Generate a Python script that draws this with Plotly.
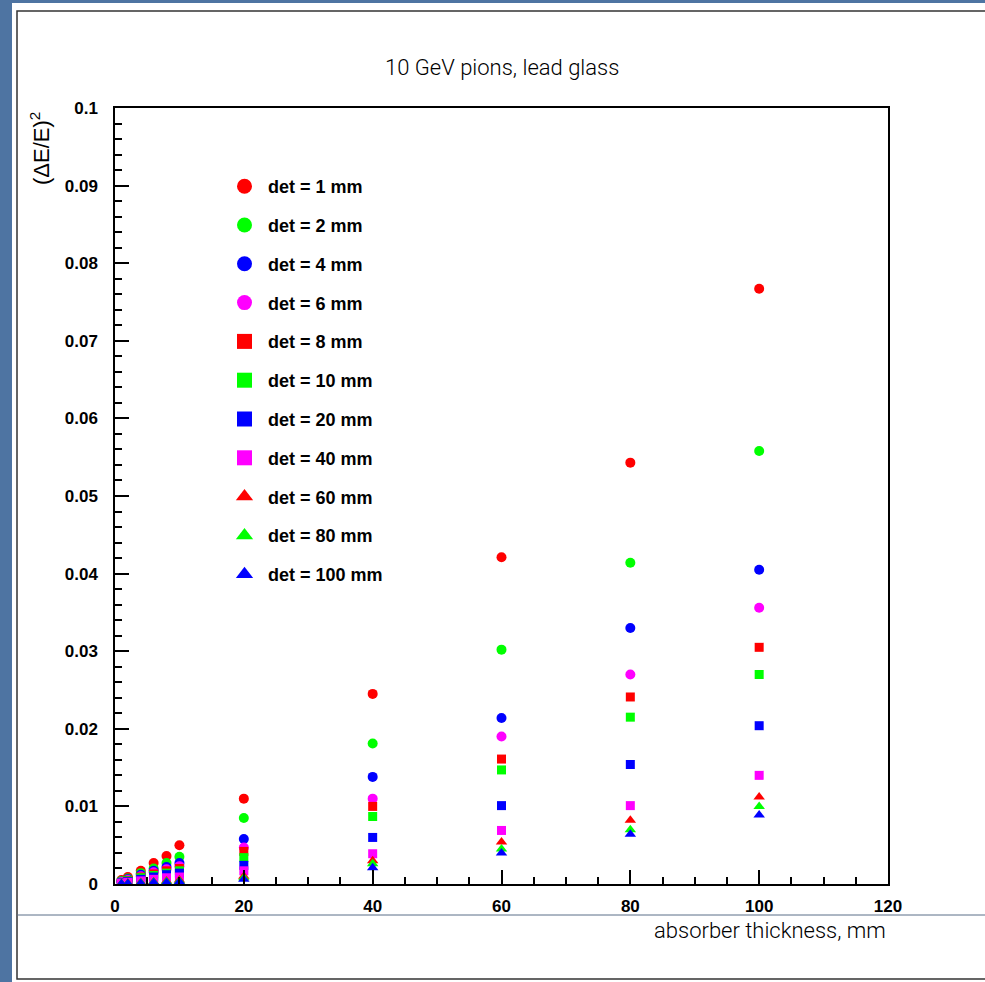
import plotly.graph_objects as go

# absorber thickness, mm
thickness = [1, 2, 4, 6, 8, 10, 20, 40, 60, 80, 100]

# (dE/E)^2 for each detector thickness
det_1 = [0.0005, 0.0009, 0.0017, 0.0027, 0.0036, 0.0050, 0.0110, 0.0245, 0.0421, 0.0543, 0.0767]
det_2 = [0.0004, 0.0007, 0.0014, 0.0020, 0.0027, 0.0035, 0.0085, 0.0181, 0.0302, 0.0414, 0.0558]
det_4 = [0.0003, 0.0006, 0.0012, 0.0017, 0.0022, 0.0027, 0.0058, 0.0138, 0.0214, 0.0330, 0.0405]
det_6 = [0.00025, 0.0005, 0.0010, 0.0015, 0.0019, 0.0023, 0.0047, 0.0110, 0.0190, 0.0270, 0.0356]
det_8 = [0.0002, 0.00045, 0.0009, 0.0013, 0.0017, 0.0020, 0.0042, 0.0100, 0.0161, 0.0241, 0.0305]
det_10 = [0.0002, 0.0004, 0.0008, 0.0011, 0.0014, 0.0017, 0.0034, 0.0087, 0.0147, 0.0215, 0.0270]
det_20 = [0.00015, 0.0003, 0.0006, 0.0009, 0.0012, 0.0014, 0.0024, 0.0060, 0.0101, 0.0154, 0.0204]
det_40 = [0.0001, 0.0002, 0.0004, 0.0006, 0.0008, 0.0009, 0.0017, 0.0039, 0.0069, 0.0101, 0.0140]
det_60 = [0.00005, 0.0001, 0.0002, 0.0003, 0.0004, 0.0005, 0.0010, 0.0030, 0.0054, 0.0082, 0.0112]
det_80 = [0.00004, 0.00008, 0.00015, 0.00025, 0.0003, 0.0004, 0.0008, 0.0026, 0.0045, 0.0070, 0.0100]
det_100 = [0.00003, 0.00006, 0.0001, 0.0002, 0.0002, 0.0003, 0.0006, 0.0021, 0.0040, 0.0064, 0.0089]

series_names = ["det = 1 mm", "det = 2 mm", "det = 4 mm", "det = 6 mm", "det = 8 mm",
                "det = 10 mm", "det = 20 mm", "det = 40 mm", "det = 60 mm", "det = 80 mm",
                "det = 100 mm"]
series_values = [det_1, det_2, det_4, det_6, det_8, det_10, det_20, det_40, det_60, det_80, det_100]

colors = ["#ff0000", "#00ff00", "#0000ff", "#ff00ff"] * 2 + ["#ff0000", "#00ff00", "#0000ff"]
symbols = ["circle"] * 4 + ["square"] * 4 + ["triangle-up"] * 3
sizes = [10] * 4 + [9] * 4 + [10] * 3

title_text = "10 GeV pions, lead glass"
x_title = "absorber thickness, mm"
y_title = "(ΔE/E)<sup>2</sup>"

fig = go.Figure()
for i, (name, vals) in enumerate(zip(series_names, series_values)):
    fig.add_trace(go.Scatter(
        x=thickness, y=vals, mode="markers", name=name, legendgroup=name,
        showlegend=False,
        marker=dict(color=colors[i], symbol=symbols[i], size=sizes[i], line=dict(width=0)),
    ))
# legend entries (larger symbols, as in the reference legend)
for i, name in enumerate(series_names):
    fig.add_trace(go.Scatter(
        x=[None], y=[None], mode="markers", name=name, legendgroup=name,
        legendrank=i, showlegend=True,
        marker=dict(color=colors[i], symbol=symbols[i], size=15, line=dict(width=0)),
    ))

# plot area in pixels
L, R, T, B = 115, 888, 108, 884
W, H = 985, 982
pw, ph = R - L, B - T

def px(x):
    return (x - L) / pw

def py(y):
    return (B - y) / ph

bg_blue = "#4e74a2"
shapes = [
    dict(type="rect", xref="paper", yref="paper", x0=px(12), x1=px(990), y0=py(990), y1=py(3),
         fillcolor="white", line=dict(width=0), layer="below"),
    dict(type="rect", xref="paper", yref="paper", x0=px(17), x1=px(995), y0=py(979), y1=py(11),
         fillcolor="rgba(0,0,0,0)", line=dict(color="#333333", width=1.5), layer="below"),
    dict(type="line", xref="paper", yref="paper", x0=px(17), x1=px(990), y0=py(915), y1=py(915),
         line=dict(color="#5a6e88", width=1), layer="below"),
]

thin_font = dict(family="Roboto", size=22, color="black", weight=300)

annotations = [
    dict(text=title_text, xref="paper", yref="paper", x=px(502), y=py(68),
         xanchor="center", yanchor="middle", showarrow=False, font=thin_font),
    dict(text=x_title, xref="paper", yref="paper", x=1.0, y=py(930),
         xanchor="right", yanchor="middle", showarrow=False, font=thin_font),
    dict(text=y_title, xref="paper", yref="paper", x=px(40), y=py(149),
         xanchor="center", yanchor="middle", showarrow=False, textangle=-90,
         font=dict(family="Liberation Sans", size=22, color="black")),
]

tickfont = dict(family="Liberation Sans", size=17, color="black", weight="bold")

fig.update_layout(
    width=W, height=H,
    margin=dict(l=L, r=W - R, t=T, b=H - B, pad=0),
    paper_bgcolor=bg_blue,
    plot_bgcolor="white",
    shapes=shapes,
    annotations=annotations,
    showlegend=True,
    legend=dict(
        x=px(221), y=py(168), xanchor="left", yanchor="top",
        bgcolor="rgba(0,0,0,0)", borderwidth=0,
        font=dict(family="Liberation Sans", size=18, color="black", weight="bold"),
        tracegroupgap=12.4, itemwidth=37,
    ),
    xaxis=dict(
        range=[0, 120], dtick=20, tick0=0, showgrid=False, zeroline=False,
        showline=True, linecolor="black", linewidth=1.5, mirror=True,
        ticks="inside", ticklen=14, tickwidth=1.5, tickcolor="black",
        minor=dict(dtick=5, ticks="inside", ticklen=7, tickwidth=1.5, tickcolor="black", showgrid=False),
        tickfont=tickfont, ticklabelstandoff=6,
    ),
    yaxis=dict(
        range=[0, 0.1], dtick=0.01, tick0=0, showgrid=False, zeroline=False,
        showline=True, linecolor="black", linewidth=1.5, mirror=True,
        ticks="inside", ticklen=14, tickwidth=1.5, tickcolor="black",
        minor=dict(dtick=0.002, ticks="inside", ticklen=7, tickwidth=1.5, tickcolor="black", showgrid=False),
        tickfont=tickfont, ticklabelstandoff=12,
    ),
)

fig.write_html("out.html")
····················
> [What the task requires]
Repeat the lines exactly as they stand, from the opening line of the data through the line with "60, 80, 100]". Pictures stay out of the copy.

> [Written answer]
Generate a Python script that draws this with Plotly.
import plotly.graph_objects as go

# absorber thickness, mm
thickness = [1, 2, 4, 6, 8, 10, 20, 40, 60, 80, 100]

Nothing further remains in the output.